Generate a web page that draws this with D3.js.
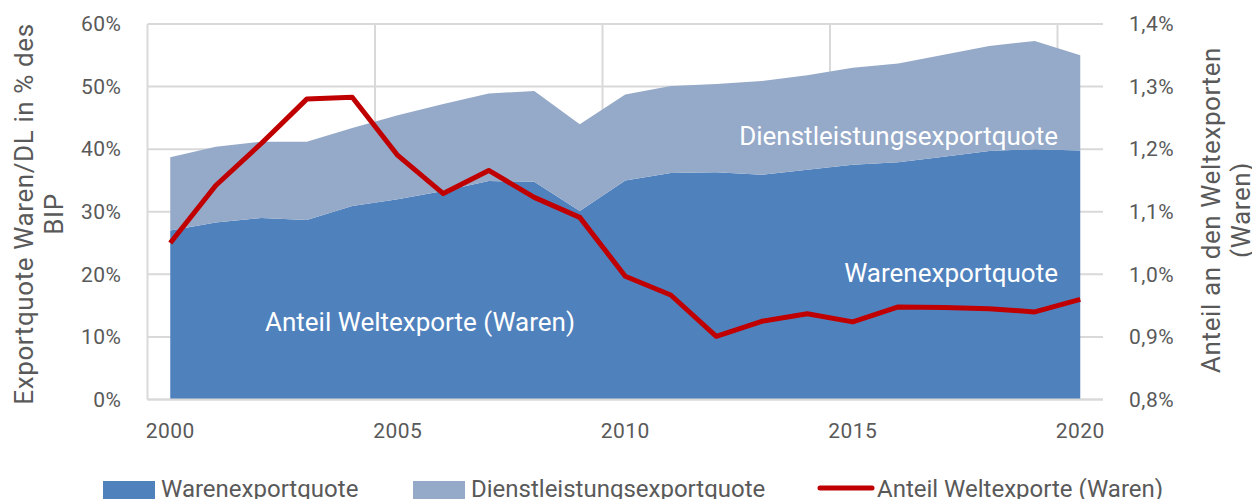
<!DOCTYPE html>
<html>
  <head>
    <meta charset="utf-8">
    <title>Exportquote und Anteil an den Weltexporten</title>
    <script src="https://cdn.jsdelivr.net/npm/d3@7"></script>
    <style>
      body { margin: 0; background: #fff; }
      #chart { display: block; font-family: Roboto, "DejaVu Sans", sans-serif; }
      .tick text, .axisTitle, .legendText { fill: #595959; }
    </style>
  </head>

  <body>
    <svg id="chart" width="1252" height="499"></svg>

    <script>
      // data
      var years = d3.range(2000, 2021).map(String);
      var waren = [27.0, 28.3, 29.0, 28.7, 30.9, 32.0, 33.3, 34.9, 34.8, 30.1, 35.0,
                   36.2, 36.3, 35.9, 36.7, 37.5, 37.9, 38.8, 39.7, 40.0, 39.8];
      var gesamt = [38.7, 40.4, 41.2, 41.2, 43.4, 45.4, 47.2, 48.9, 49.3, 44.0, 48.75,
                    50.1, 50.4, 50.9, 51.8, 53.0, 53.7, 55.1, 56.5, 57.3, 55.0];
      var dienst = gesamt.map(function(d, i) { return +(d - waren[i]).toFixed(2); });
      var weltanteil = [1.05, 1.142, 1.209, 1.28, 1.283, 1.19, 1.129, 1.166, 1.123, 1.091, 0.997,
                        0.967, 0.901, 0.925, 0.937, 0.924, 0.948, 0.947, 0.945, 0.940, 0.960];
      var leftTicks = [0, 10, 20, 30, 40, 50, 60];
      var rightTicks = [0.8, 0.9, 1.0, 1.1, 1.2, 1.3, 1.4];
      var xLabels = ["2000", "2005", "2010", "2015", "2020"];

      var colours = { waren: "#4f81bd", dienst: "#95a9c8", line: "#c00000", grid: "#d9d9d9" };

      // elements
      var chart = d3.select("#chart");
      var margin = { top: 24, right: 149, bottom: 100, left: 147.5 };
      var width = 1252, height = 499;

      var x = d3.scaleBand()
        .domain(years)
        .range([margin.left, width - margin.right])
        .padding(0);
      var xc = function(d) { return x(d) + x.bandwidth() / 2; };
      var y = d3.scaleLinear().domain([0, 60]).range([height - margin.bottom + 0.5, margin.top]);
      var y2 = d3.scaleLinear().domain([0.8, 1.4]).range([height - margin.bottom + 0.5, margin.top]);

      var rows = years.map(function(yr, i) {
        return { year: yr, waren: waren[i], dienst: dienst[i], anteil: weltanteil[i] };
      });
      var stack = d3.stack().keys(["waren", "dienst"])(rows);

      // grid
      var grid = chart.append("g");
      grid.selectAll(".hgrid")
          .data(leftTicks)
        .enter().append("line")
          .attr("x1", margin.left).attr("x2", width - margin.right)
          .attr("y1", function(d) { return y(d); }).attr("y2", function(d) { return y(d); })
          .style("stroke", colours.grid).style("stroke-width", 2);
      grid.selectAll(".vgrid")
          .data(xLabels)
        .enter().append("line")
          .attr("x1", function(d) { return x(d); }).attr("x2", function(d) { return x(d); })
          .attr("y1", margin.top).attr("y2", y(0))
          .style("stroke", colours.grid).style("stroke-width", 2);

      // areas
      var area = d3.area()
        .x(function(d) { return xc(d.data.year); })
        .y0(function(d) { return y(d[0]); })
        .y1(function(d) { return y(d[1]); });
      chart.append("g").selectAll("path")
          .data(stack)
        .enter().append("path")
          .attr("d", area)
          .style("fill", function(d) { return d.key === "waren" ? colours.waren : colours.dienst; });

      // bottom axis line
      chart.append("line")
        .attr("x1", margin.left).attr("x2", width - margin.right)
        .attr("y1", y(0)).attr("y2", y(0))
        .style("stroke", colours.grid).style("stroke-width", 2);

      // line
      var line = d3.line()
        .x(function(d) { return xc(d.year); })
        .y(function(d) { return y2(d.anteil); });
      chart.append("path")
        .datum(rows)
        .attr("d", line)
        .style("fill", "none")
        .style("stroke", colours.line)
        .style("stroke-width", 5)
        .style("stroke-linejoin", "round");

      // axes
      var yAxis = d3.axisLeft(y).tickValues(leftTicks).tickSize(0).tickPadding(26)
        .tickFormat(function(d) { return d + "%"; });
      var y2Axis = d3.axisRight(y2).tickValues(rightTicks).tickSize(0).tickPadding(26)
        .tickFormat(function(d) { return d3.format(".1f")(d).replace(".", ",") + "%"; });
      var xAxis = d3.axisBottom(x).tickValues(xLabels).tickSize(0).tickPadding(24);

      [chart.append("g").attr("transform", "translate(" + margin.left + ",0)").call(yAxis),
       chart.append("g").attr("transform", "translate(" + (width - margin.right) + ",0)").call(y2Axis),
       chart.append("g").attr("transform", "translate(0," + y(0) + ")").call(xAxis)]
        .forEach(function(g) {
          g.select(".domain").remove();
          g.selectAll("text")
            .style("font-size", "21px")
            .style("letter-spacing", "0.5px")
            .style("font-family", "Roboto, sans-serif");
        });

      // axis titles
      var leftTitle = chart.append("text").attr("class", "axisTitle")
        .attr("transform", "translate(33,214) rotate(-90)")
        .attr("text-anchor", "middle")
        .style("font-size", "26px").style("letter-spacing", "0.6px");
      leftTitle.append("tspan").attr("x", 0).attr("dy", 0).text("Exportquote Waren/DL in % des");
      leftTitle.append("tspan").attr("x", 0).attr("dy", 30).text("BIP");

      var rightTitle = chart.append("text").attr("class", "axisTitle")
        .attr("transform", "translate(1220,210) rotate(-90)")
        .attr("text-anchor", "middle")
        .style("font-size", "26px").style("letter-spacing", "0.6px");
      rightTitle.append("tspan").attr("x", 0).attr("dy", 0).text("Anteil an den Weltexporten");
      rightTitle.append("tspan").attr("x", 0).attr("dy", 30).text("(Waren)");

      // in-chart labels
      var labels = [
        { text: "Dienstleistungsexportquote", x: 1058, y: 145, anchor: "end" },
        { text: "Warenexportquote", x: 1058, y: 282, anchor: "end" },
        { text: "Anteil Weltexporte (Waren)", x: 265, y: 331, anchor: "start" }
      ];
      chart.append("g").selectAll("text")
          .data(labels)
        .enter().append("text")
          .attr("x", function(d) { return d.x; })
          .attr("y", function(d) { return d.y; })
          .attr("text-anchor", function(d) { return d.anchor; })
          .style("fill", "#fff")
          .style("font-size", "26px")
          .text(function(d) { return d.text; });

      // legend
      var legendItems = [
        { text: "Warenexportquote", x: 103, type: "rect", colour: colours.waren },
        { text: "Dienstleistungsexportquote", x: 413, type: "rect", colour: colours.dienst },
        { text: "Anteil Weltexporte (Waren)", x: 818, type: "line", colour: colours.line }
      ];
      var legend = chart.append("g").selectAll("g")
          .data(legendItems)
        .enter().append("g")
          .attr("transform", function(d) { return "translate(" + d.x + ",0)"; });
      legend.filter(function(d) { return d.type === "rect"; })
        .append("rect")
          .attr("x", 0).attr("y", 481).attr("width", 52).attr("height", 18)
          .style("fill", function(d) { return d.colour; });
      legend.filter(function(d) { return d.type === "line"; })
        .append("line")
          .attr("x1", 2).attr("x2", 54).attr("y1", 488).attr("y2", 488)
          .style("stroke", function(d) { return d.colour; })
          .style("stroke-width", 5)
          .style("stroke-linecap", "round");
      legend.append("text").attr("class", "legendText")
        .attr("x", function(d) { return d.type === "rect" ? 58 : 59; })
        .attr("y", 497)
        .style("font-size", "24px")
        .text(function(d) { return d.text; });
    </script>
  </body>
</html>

→ **JOB**
Quote the material exactly. Pictures stay out.

→ **COMPLETE RESPONSE**
Generate a web page that draws this with D3.js.
<!DOCTYPE html>
<html>
  <head>
    <meta charset="utf-8">
    <title>Exportquote und Anteil an den Weltexporten</title>
    <script src="https://cdn.jsdelivr.net/npm/d3@7"></script>
    <style>
      body { margin: 0; background: #fff; }
      #chart { display: block; font-family: Roboto, "DejaVu Sans", sans-serif; }
      .tick text, .axisTitle, .legendText { fill: #595959; }
    </style>
  </head>

  <body>
    <svg id="chart" width="1252" height="499"></svg>

    <script>
      // data
      var years = d3.range(2000, 2021).map(String);
      var waren = [27.0, 28.3, 29.0, 28.7, 30.9, 32.0, 33.3, 34.9, 34.8, 30.1, 35.0,
                   36.2, 36.3, 35.9, 36.7, 37.5, 37.9, 38.8, 39.7, 40.0, 39.8];
      var gesamt = [38.7, 40.4, 41.2, 41.2, 43.4, 45.4, 47.2, 48.9, 49.3, 44.0, 48.75,
                    50.1, 50.4, 50.9, 51.8, 53.0, 53.7, 55.1, 56.5, 57.3, 55.0];
      var dienst = gesamt.map(function(d, i) { return +(d - waren[i]).toFixed(2); });
      var weltanteil = [1.05, 1.142, 1.209, 1.28, 1.283, 1.19, 1.129, 1.166, 1.123, 1.091, 0.997,
                        0.967, 0.901, 0.925, 0.937, 0.924, 0.948, 0.947, 0.945, 0.940, 0.960];
      var leftTicks = [0, 10, 20, 30, 40, 50, 60];
      var rightTicks = [0.8, 0.9, 1.0, 1.1, 1.2, 1.3, 1.4];
      var xLabels = ["2000", "2005", "2010", "2015", "2020"];

      var colours = { waren: "#4f81bd", dienst: "#95a9c8", line: "#c00000", grid: "#d9d9d9" };

      // elements
      var chart = d3.select("#chart");
      var margin = { top: 24, right: 149, bottom: 100, left: 147.5 };
      var width = 1252, height = 499;

      var x = d3.scaleBand()
        .domain(years)
        .range([margin.left, width - margin.right])
        .padding(0);
      var xc = function(d) { return x(d) + x.bandwidth() / 2; };
      var y = d3.scaleLinear().domain([0, 60]).range([height - margin.bottom + 0.5, margin.top]);
      var y2 = d3.scaleLinear().domain([0.8, 1.4]).range([height - margin.bottom + 0.5, margin.top]);

      var rows = years.map(function(yr, i) {
        return { year: yr, waren: waren[i], dienst: dienst[i], anteil: weltanteil[i] };
      });
      var stack = d3.stack().keys(["waren", "dienst"])(rows);

      // grid
      var grid = chart.append("g");
      grid.selectAll(".hgrid")
          .data(leftTicks)
        .enter().append("line")
          .attr("x1", margin.left).attr("x2", width - margin.right)
          .attr("y1", function(d) { return y(d); }).attr("y2", function(d) { return y(d); })
          .style("stroke", colours.grid).style("stroke-width", 2);
      grid.selectAll(".vgrid")
          .data(xLabels)
        .enter().append("line")
          .attr("x1", function(d) { return x(d); }).attr("x2", function(d) { return x(d); })
          .attr("y1", margin.top).attr("y2", y(0))
          .style("stroke", colours.grid).style("stroke-width", 2);

      // areas
      var area = d3.area()
        .x(function(d) { return xc(d.data.year); })
        .y0(function(d) { return y(d[0]); })
        .y1(function(d) { return y(d[1]); });
      chart.append("g").selectAll("path")
          .data(stack)
        .enter().append("path")
          .attr("d", area)
          .style("fill", function(d) { return d.key === "waren" ? colours.waren : colours.dienst; });

      // bottom axis line
      chart.append("line")
        .attr("x1", margin.left).attr("x2", width - margin.right)
        .attr("y1", y(0)).attr("y2", y(0))
        .style("stroke", colours.grid).style("stroke-width", 2);

      // line
      var line = d3.line()
        .x(function(d) { return xc(d.year); })
        .y(function(d) { return y2(d.anteil); });
      chart.append("path")
        .datum(rows)
        .attr("d", line)
        .style("fill", "none")
        .style("stroke", colours.line)
        .style("stroke-width", 5)
        .style("stroke-linejoin", "round");

      // axes
      var yAxis = d3.axisLeft(y).tickValues(leftTicks).tickSize(0).tickPadding(26)
        .tickFormat(function(d) { return d + "%"; });
      var y2Axis = d3.axisRight(y2).tickValues(rightTicks).tickSize(0).tickPadding(26)
        .tickFormat(function(d) { return d3.format(".1f")(d).replace(".", ",") + "%"; });
      var xAxis = d3.axisBottom(x).tickValues(xLabels).tickSize(0).tickPadding(24);

      [chart.append("g").attr("transform", "translate(" + margin.left + ",0)").call(yAxis),
       chart.append("g").attr("transform", "translate(" + (width - margin.right) + ",0)").call(y2Axis),
       chart.append("g").attr("transform", "translate(0," + y(0) + ")").call(xAxis)]
        .forEach(function(g) {
          g.select(".domain").remove();
          g.selectAll("text")
            .style("font-size", "21px")
            .style("letter-spacing", "0.5px")
            .style("font-family", "Roboto, sans-serif");
        });

      // axis titles
      var leftTitle = chart.append("text").attr("class", "axisTitle")
        .attr("transform", "translate(33,214) rotate(-90)")
        .attr("text-anchor", "middle")
        .style("font-size", "26px").style("letter-spacing", "0.6px");
      leftTitle.append("tspan").attr("x", 0).attr("dy", 0).text("Exportquote Waren/DL in % des");
      leftTitle.append("tspan").attr("x", 0).attr("dy", 30).text("BIP");

      var rightTitle = chart.append("text").attr("class", "axisTitle")
        .attr("transform", "translate(1220,210) rotate(-90)")
        .attr("text-anchor", "middle")
        .style("font-size", "26px").style("letter-spacing", "0.6px");
      rightTitle.append("tspan").attr("x", 0).attr("dy", 0).text("Anteil an den Weltexporten");
      rightTitle.append("tspan").attr("x", 0).attr("dy", 30).text("(Waren)");

      // in-chart labels
      var labels = [
        { text: "Dienstleistungsexportquote", x: 1058, y: 145, anchor: "end" },
        { text: "Warenexportquote", x: 1058, y: 282, anchor: "end" },
        { text: "Anteil Weltexporte (Waren)", x: 265, y: 331, anchor: "start" }
      ];
      chart.append("g").selectAll("text")
          .data(labels)
        .enter().append("text")
          .attr("x", function(d) { return d.x; })
          .attr("y", function(d) { return d.y; })
          .attr("text-anchor", function(d) { return d.anchor; })
          .style("fill", "#fff")
          .style("font-size", "26px")
          .text(function(d) { return d.text; });

      // legend
      var legendItems = [
        { text: "Warenexportquote", x: 103, type: "rect", colour: colours.waren },
        { text: "Dienstleistungsexportquote", x: 413, type: "rect", colour: colours.dienst },
        { text: "Anteil Weltexporte (Waren)", x: 818, type: "line", colour: colours.line }
      ];
      var legend = chart.append("g").selectAll("g")
          .data(legendItems)
        .enter().append("g")
          .attr("transform", function(d) { return "translate(" + d.x + ",0)"; });
      legend.filter(function(d) { return d.type === "rect"; })
        .append("rect")
          .attr("x", 0).attr("y", 481).attr("width", 52).attr("height", 18)
          .style("fill", function(d) { return d.colour; });
      legend.filter(function(d) { return d.type === "line"; })
        .append("line")
          .attr("x1", 2).attr("x2", 54).attr("y1", 488).attr("y2", 488)
          .style("stroke", function(d) { return d.colour; })
          .style("stroke-width", 5)
          .style("stroke-linecap", "round");
      legend.append("text").attr("class", "legendText")
        .attr("x", function(d) { return d.type === "rect" ? 58 : 59; })
        .attr("y", 497)
        .style("font-size", "24px")
        .text(function(d) { return d.text; });
    </script>
  </body>
</html>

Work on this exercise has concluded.